# WRITTEN REQUEST
Every entry that follows should be repeated exactly; drop the images.

━━ SUPPLIED ENTRIES ━━

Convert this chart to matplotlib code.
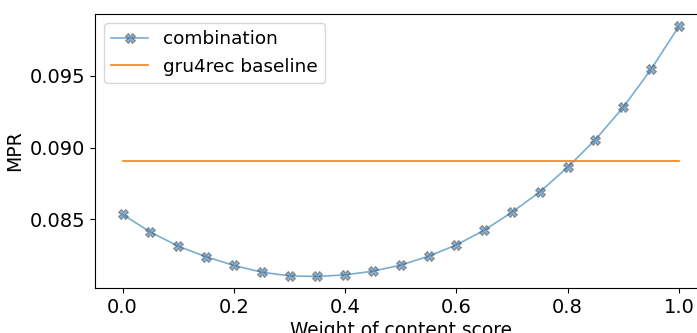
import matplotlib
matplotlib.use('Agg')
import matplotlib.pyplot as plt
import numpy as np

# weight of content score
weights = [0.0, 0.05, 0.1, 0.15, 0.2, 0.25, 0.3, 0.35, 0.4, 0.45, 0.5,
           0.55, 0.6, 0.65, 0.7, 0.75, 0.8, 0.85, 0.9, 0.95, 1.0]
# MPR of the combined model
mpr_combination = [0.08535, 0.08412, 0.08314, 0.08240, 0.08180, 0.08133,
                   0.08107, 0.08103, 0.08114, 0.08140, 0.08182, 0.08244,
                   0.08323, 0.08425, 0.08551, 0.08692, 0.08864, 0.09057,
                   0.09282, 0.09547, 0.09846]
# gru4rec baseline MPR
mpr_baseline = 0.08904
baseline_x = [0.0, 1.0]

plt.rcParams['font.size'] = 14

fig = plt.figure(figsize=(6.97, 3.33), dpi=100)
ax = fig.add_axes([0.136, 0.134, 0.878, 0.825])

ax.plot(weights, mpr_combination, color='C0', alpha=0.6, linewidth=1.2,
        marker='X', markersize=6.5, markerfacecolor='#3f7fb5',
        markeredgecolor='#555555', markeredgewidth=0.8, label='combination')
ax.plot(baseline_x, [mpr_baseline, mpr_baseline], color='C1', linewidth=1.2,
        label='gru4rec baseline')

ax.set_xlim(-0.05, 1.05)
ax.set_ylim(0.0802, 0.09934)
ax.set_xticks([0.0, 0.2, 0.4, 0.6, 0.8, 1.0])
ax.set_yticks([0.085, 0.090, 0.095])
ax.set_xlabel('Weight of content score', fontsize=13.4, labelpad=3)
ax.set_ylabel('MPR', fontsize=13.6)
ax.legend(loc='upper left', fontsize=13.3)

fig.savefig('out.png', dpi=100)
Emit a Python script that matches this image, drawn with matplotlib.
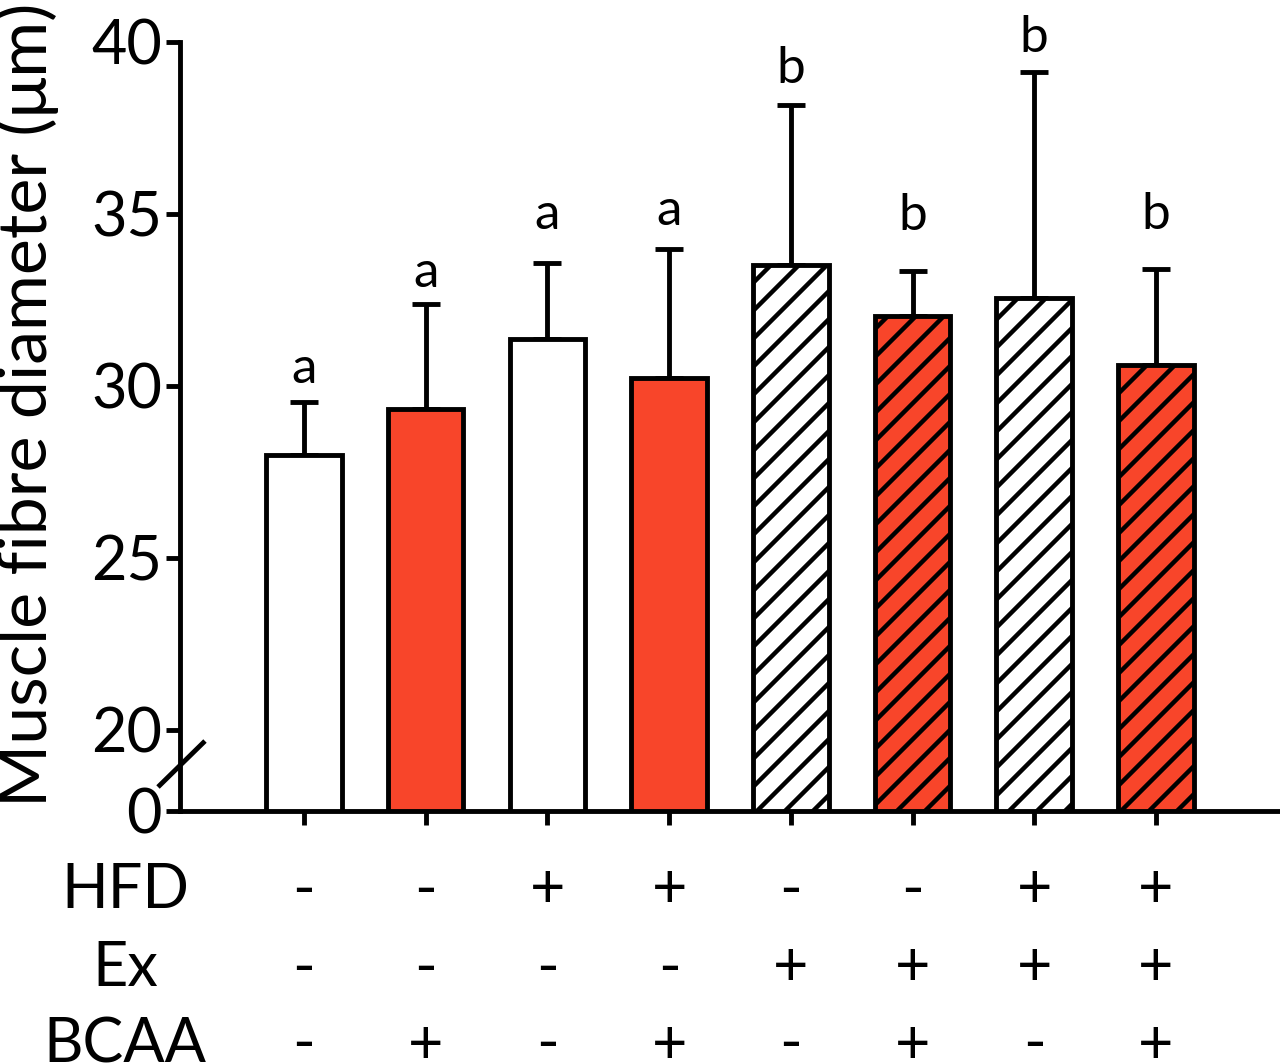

━━━

# ANSWER TO THIS TASK
Convert this chart to matplotlib code.
import matplotlib
matplotlib.use('Agg')
import matplotlib.pyplot as plt
import numpy as np

# weight of content score
weights = [0.0, 0.05, 0.1, 0.15, 0.2, 0.25, 0.3, 0.35, 0.4, 0.45, 0.5,
           0.55, 0.6, 0.65, 0.7, 0.75, 0.8, 0.85, 0.9, 0.95, 1.0]
# MPR of the combined model
mpr_combination = [0.08535, 0.08412, 0.08314, 0.08240, 0.08180, 0.08133,
                   0.08107, 0.08103, 0.08114, 0.08140, 0.08182, 0.08244,
                   0.08323, 0.08425, 0.08551, 0.08692, 0.08864, 0.09057,
                   0.09282, 0.09547, 0.09846]
# gru4rec baseline MPR
mpr_baseline = 0.08904
baseline_x = [0.0, 1.0]

plt.rcParams['font.size'] = 14

fig = plt.figure(figsize=(6.97, 3.33), dpi=100)
ax = fig.add_axes([0.136, 0.134, 0.878, 0.825])

ax.plot(weights, mpr_combination, color='C0', alpha=0.6, linewidth=1.2,
        marker='X', markersize=6.5, markerfacecolor='#3f7fb5',
        markeredgecolor='#555555', markeredgewidth=0.8, label='combination')
ax.plot(baseline_x, [mpr_baseline, mpr_baseline], color='C1', linewidth=1.2,
        label='gru4rec baseline')

ax.set_xlim(-0.05, 1.05)
ax.set_ylim(0.0802, 0.09934)
ax.set_xticks([0.0, 0.2, 0.4, 0.6, 0.8, 1.0])
ax.set_yticks([0.085, 0.090, 0.095])
ax.set_xlabel('Weight of content score', fontsize=13.4, labelpad=3)
ax.set_ylabel('MPR', fontsize=13.6)
ax.legend(loc='upper left', fontsize=13.3)

fig.savefig('out.png', dpi=100)
Emit a Python script that matches this image, drawn with matplotlib.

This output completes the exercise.